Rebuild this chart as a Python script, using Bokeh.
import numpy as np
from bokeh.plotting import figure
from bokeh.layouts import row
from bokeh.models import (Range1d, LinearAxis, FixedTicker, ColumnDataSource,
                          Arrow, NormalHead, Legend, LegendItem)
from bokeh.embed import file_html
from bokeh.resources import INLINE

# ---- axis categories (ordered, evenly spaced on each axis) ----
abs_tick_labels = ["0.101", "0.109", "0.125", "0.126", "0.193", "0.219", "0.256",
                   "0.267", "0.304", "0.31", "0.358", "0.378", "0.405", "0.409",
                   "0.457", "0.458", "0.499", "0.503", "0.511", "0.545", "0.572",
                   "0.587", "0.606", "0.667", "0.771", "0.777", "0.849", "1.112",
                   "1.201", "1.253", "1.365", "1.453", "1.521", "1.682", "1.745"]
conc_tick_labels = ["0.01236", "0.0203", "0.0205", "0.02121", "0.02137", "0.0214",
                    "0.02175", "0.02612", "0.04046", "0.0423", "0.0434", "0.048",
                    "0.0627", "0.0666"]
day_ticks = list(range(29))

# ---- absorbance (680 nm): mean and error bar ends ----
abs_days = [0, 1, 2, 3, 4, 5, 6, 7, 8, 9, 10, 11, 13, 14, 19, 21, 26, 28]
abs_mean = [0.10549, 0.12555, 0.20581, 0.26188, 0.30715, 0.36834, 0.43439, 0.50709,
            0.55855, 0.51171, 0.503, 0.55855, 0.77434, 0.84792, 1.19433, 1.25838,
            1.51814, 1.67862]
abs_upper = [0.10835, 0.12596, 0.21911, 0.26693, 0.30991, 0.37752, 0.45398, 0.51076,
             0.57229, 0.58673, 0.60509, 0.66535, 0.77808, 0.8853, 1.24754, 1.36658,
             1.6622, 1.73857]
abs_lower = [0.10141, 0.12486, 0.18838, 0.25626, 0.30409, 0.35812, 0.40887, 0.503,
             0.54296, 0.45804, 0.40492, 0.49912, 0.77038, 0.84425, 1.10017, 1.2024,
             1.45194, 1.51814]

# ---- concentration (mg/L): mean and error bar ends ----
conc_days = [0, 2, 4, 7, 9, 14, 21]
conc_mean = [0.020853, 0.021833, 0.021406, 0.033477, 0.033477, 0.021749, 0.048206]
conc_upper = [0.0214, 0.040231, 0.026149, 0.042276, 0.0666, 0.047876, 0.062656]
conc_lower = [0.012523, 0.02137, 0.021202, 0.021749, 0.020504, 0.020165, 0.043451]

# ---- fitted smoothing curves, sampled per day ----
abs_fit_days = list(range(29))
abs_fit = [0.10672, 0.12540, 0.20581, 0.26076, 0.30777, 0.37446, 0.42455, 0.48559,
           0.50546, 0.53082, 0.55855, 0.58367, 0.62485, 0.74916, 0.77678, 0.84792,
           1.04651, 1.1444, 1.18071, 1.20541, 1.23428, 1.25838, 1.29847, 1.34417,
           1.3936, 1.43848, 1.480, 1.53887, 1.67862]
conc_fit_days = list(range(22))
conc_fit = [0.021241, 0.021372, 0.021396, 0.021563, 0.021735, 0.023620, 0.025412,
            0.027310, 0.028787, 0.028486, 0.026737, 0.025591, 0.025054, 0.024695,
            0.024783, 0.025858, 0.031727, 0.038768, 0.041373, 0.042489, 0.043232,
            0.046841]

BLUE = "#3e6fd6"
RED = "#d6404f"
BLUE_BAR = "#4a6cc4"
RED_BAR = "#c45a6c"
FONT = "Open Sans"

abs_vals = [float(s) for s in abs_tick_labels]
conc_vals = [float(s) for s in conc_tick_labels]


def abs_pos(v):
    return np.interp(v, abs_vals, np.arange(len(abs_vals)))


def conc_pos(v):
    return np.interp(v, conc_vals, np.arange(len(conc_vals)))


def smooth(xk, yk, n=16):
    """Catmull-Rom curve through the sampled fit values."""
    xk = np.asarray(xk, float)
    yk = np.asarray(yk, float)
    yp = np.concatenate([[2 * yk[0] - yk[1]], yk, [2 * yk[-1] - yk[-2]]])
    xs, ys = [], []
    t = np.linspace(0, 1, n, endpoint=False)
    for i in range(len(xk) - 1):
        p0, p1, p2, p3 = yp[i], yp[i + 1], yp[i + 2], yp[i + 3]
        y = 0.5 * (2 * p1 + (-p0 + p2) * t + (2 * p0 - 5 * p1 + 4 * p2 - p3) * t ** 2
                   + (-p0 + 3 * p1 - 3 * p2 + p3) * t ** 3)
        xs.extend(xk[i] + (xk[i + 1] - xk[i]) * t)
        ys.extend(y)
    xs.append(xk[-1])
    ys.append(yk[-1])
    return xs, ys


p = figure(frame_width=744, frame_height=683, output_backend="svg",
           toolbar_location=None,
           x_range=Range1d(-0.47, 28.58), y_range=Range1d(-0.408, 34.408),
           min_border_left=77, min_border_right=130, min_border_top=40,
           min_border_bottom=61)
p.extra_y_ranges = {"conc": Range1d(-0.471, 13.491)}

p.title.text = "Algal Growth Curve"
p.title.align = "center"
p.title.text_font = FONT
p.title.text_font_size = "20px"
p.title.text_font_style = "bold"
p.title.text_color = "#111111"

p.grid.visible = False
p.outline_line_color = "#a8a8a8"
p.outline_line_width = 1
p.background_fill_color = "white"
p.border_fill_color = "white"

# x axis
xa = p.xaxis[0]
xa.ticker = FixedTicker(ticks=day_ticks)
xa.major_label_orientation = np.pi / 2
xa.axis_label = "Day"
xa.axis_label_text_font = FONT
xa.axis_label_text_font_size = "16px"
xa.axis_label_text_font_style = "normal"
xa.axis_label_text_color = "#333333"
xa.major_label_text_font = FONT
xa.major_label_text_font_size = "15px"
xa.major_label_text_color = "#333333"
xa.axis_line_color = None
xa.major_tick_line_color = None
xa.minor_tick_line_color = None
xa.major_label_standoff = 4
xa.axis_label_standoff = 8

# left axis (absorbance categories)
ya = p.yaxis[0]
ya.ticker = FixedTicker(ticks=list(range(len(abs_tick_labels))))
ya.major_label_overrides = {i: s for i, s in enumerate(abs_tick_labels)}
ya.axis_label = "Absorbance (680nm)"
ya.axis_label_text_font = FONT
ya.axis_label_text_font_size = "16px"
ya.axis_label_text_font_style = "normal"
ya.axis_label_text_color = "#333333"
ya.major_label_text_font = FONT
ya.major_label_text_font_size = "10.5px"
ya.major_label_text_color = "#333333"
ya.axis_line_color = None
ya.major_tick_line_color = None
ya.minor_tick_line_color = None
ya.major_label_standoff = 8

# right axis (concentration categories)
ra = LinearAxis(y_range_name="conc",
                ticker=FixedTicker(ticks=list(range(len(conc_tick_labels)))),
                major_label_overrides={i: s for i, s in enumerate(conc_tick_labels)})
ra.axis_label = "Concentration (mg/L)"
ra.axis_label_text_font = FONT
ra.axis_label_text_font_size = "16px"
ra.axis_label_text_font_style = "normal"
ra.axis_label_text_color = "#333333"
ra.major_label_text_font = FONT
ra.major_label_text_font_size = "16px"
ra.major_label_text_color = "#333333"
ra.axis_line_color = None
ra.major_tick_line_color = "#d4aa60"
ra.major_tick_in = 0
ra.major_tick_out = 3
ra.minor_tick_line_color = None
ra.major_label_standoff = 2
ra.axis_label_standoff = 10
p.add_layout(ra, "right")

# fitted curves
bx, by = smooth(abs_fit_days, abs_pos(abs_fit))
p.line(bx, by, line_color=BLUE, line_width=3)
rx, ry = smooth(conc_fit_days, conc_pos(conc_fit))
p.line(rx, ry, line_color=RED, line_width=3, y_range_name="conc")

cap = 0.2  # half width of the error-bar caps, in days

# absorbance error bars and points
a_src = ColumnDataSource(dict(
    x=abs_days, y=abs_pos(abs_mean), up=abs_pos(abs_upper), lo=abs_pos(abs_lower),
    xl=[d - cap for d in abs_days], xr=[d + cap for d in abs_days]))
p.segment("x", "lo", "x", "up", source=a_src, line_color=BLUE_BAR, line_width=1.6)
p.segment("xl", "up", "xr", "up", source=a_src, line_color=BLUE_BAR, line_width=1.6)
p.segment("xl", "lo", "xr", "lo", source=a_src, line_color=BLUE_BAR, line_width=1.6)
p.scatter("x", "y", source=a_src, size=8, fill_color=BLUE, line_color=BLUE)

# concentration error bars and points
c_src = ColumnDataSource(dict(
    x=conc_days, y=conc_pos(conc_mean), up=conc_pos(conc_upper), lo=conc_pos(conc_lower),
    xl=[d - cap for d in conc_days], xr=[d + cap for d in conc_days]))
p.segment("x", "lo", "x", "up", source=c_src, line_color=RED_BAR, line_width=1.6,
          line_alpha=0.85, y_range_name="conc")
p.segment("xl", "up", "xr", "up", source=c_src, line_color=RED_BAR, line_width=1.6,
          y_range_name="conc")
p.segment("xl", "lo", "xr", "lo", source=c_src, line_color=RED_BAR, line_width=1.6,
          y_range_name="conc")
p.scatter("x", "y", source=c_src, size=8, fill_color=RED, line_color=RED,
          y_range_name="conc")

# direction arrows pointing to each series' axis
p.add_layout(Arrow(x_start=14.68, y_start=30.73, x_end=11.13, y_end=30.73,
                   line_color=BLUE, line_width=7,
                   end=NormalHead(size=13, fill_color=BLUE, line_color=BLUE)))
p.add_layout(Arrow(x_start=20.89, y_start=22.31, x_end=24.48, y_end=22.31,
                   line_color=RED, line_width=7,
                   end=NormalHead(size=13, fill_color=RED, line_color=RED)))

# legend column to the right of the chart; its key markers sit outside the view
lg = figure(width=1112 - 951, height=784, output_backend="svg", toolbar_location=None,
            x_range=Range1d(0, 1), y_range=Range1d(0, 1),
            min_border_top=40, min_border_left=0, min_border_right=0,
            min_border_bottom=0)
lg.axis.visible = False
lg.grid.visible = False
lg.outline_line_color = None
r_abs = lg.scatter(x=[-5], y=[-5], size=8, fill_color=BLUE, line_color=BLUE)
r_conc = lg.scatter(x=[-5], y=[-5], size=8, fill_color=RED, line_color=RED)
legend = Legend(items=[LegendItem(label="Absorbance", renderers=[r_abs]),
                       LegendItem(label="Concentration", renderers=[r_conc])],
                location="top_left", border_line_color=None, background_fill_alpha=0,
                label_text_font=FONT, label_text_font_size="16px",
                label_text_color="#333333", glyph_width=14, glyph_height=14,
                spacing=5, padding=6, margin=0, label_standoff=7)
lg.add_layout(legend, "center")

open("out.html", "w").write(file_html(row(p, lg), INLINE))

*****

◆ **Short task**
Begin with the first line of the data above and, please, print each line exactly until you have printed the line containing "from bokeh.resources import INLINE"; print nothing else.

◆ **Problem solution**
Rebuild this chart as a Python script, using Bokeh.
import numpy as np
from bokeh.plotting import figure
from bokeh.layouts import row
from bokeh.models import (Range1d, LinearAxis, FixedTicker, ColumnDataSource,
                          Arrow, NormalHead, Legend, LegendItem)
from bokeh.embed import file_html
from bokeh.resources import INLINE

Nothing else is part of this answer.